Training fails as a primary control when organisations mistake completion for resilience. People can still make risky decisions under pressure, especially when role, workload, and access create conditions social engineering exploits. The control gap is not awareness itself but the lack of governance that turns behaviour, identity context, and threat data into measurable risk reduction.
Why This Matters for Security Teams
Awareness training is valuable, but it is weak when it is treated as the main barrier between an attacker and a critical action. Social engineering succeeds because it targets judgement under time pressure, not just knowledge gaps. The control problem is bigger than phishing recognition: it includes privilege, identity assurance, approval workflows, and whether the organisation can detect when a human decision is being manipulated. The NIST Cybersecurity Framework 2.0 places governance and risk management alongside awareness because resilient defence depends on layered controls, not one training module.
Security teams often overvalue course completion metrics because they are easy to report, while the actual failure modes sit in inboxes, help desks, finance approvals, and privileged workflows. A user who knows the “right answer” may still approve a payment, reset a credential, or share a token when the request appears to come from a trusted source. In practice, many security teams encounter the weakness of awareness training only after a phishing email, voice scam, or token abuse has already bypassed the expected human checkpoint.
How It Works in Practice
Effective human-risk reduction treats training as one input to a broader control set. The real aim is to reduce the chance that a single person, acting alone, can authorise a harmful outcome. That means tying awareness content to access governance, verification steps, detection, and escalation paths. Guidance from the CISA phishing guidance is useful here because it emphasises reporting, reporting speed, and operational response, not just user education.
In practice, mature programmes combine the following:
- Role-based training that reflects actual exposure, such as finance, IT support, executives, and contractors.
- Strong verification for high-risk requests, especially changes to payment details, credentials, MFA resets, and inbox rules.
- Identity-aware controls that reduce the impact of compromised accounts, including least privilege and step-up approval.
- Threat-informed simulations and reporting loops that feed SOC, IAM, and help desk teams with real behavioural data.
- Metrics that track outcomes, such as reporting speed, fraudulent request interception, and suspicious approval rates, rather than course completion alone.
This is where the identity connection becomes important. When an attacker impersonates a person, service account, vendor, or AI agent, the question is not whether a user has “seen the slide deck.” The question is whether the organisation can bind action to verified identity, context, and policy. For teams managing privileged access, this often means pairing training with PAM, JIT elevation, and stronger approval checks on sensitive workflows. These controls tend to break down when access is widely shared and approval paths are informal because attackers can exploit exceptions faster than awareness content can correct behaviour.

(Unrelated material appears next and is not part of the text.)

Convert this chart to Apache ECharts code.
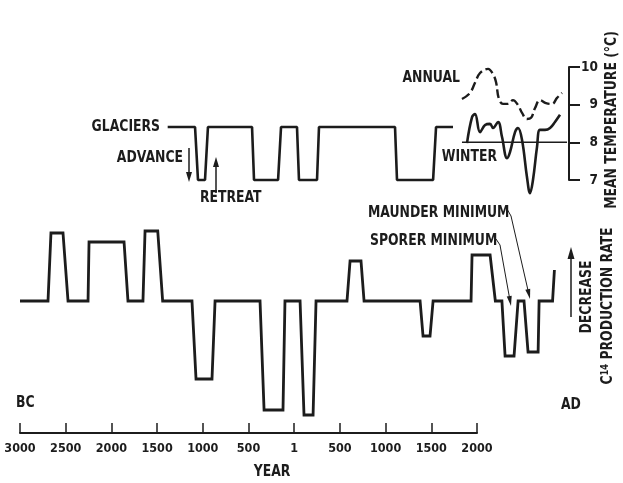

Common Variations and Edge Cases
Tighter human-risk controls often increase operational friction, requiring organisations to balance speed against verification. That tradeoff matters most in environments where urgent action is normal, such as incident response, customer support, trading, or executive operations. There is no universal standard for the exact balance yet, but current guidance suggests that high-risk actions should not rely on memory or morale alone.
Some environments also need to account for non-standard human actors. For example, contractors, outsourced support staff, and AI-assisted workflows can all become trust shortcuts if the organisation assumes “trained” means “safe.” In agentic environments, awareness training may help people recognise suspicious prompts, but it does not govern whether an AI agent should have tool access, approval authority, or the ability to act on a message at all. That is a policy and identity problem, not a classroom problem.
Another common edge case is remote or multilingual workforces. Training content may be understood, yet response quality still varies under stress, fatigue, or ambiguity. In those settings, the best practice is evolving toward simpler verification rules, stronger defaults, and better telemetry around risky actions. The practical lesson is that awareness supports resilience, but governance and technical safeguards create it.
Standards & Framework Alignment
This section maps relevant standards and security frameworks to the operational risks and controls described in this guidance.
OWASP Agentic AI Top 10 address the attack and risk surface, while NIST CSF 2.0, NIST AI RMF, NIST SP 800-63 and NIST AI 600-1 set the governance and control requirements practitioners need to meet.
| Framework | Control / Reference | Relevance |
|---|---|---|
| NIST CSF 2.0 | GV.RM-01 | Human-risk training must sit inside broader governance and risk management. |
| OWASP Agentic AI Top 10 | A3 | Agentic workflows can be tricked into unsafe actions without policy and approval control. |
| NIST AI RMF | GOVERN | Awareness alone does not govern AI-enabled decision paths or accountability. |
| NIST SP 800-63 | Identity assurance matters when requests rely on claimed user or service identity. | |
| NIST AI 600-1 | Training gaps widen when users rely on AI outputs without validation. |
Treat awareness as one control in a managed risk programme with clear ownership and review.